Virat Kohli is touted as the next big thing in Indian cricket. So naturally, a lot was expected from the right-hander in the recently concluded ODI series against South Africa, but Team India’s terrible failure proved once again that they have huge flaws when they tour abroad. Kohli – India’s in-form batsman managed to score just 31 runs in the first two ODIs, as a team that had won six consecutive ODI titles in 2013, was routed by South Africa. Thus, everybody looked forward to the likes of Test specialists like Cheteshwar Pujara and Zaheer Khan to salvage some pride for the Indian team in the two-match Test series.
But then Virat Kohli is a fighter. He is one of those rare champions who would take their game to the next level, when there is enormous pressure on the team. On the first day of the first Test match at Johannesburg, he showed everyone who categorised him as an ‘ODI specialist’, as to what he was capable of.
Kohli came in to bat when India had lost two wickets for just 24 runs. South Africa’s two top seamers – Dale Steyn and Morne Morkel - were trying their best to intimidate the Indian top order. That’s when Virat Kohli walked in. He was up for the challenge.
Before he had come to the crease, Indian batsmen were seen ducking to bouncers and most of the shots they played were off the backfoot. But once Kohli walked in, the same deliveries which were being seen off to the keeper, were slapped towards square leg for boundaries.

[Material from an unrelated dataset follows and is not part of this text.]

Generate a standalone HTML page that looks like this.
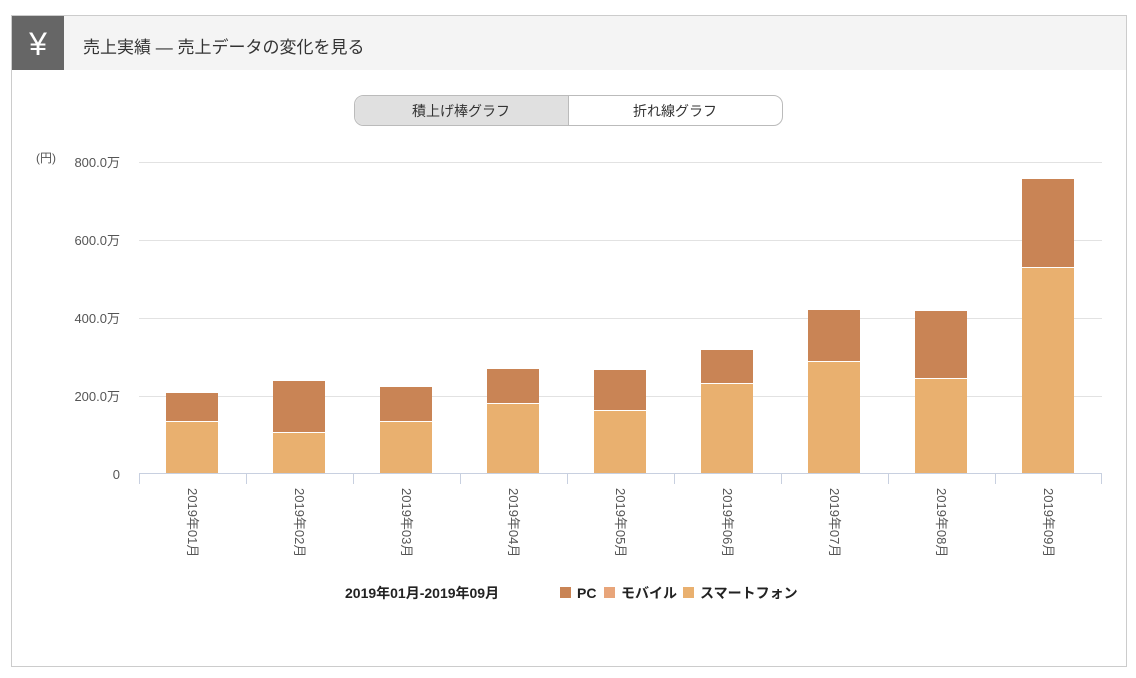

Whenever the seamers went too full and slightly loose, Kohli drove with extreme conviction, as if it was a turf from the sub-continent where he is used to hitting big knocks.
Occasionally, he misjudged the length of a ball, but whenever he went for his strokes, they came from the middle of his bat and it was a pleasant sight to see a young Indian batsman hammering a quality pace attack on the same ground where India lost the first ODI match by 141 runs.
There has been this frequent talk about how the Indian team will cope without the likes of Sachin Tendukar, Rahul Dravid, VVS Laxman and Sourav Ganguly. The speculations will continue, but the likeability factor about Kohli is that he is making sure he proves himself all across the world against all kind of oppositions.
Many also believe that Kohli is the right man to fill Tendulkar’s shoes. Well, to that I must say, those are massive shoes to fill. Kohli grew up idolising the Little Master, and his determination clearly shows he has learnt the habit of putting a prize on his wicket from Tendulkar himself.
There will never be another Sachin Tendulkar, in fact, nobody would even get close to his aura and those unmatchable records of the Master Blaster. But one thing is for sure, we all like to see Kohli bat, and while he is there, Indian cricket seems to be in safe hands. The Proteas might have realised it by now, that there is a man in the current Indian squad, who is determined to make his skipper, his team and even Tendulkar proud with those gutsy knocks. The incredible century at Johannesburg on December 18, 2013, was another perfect example of it.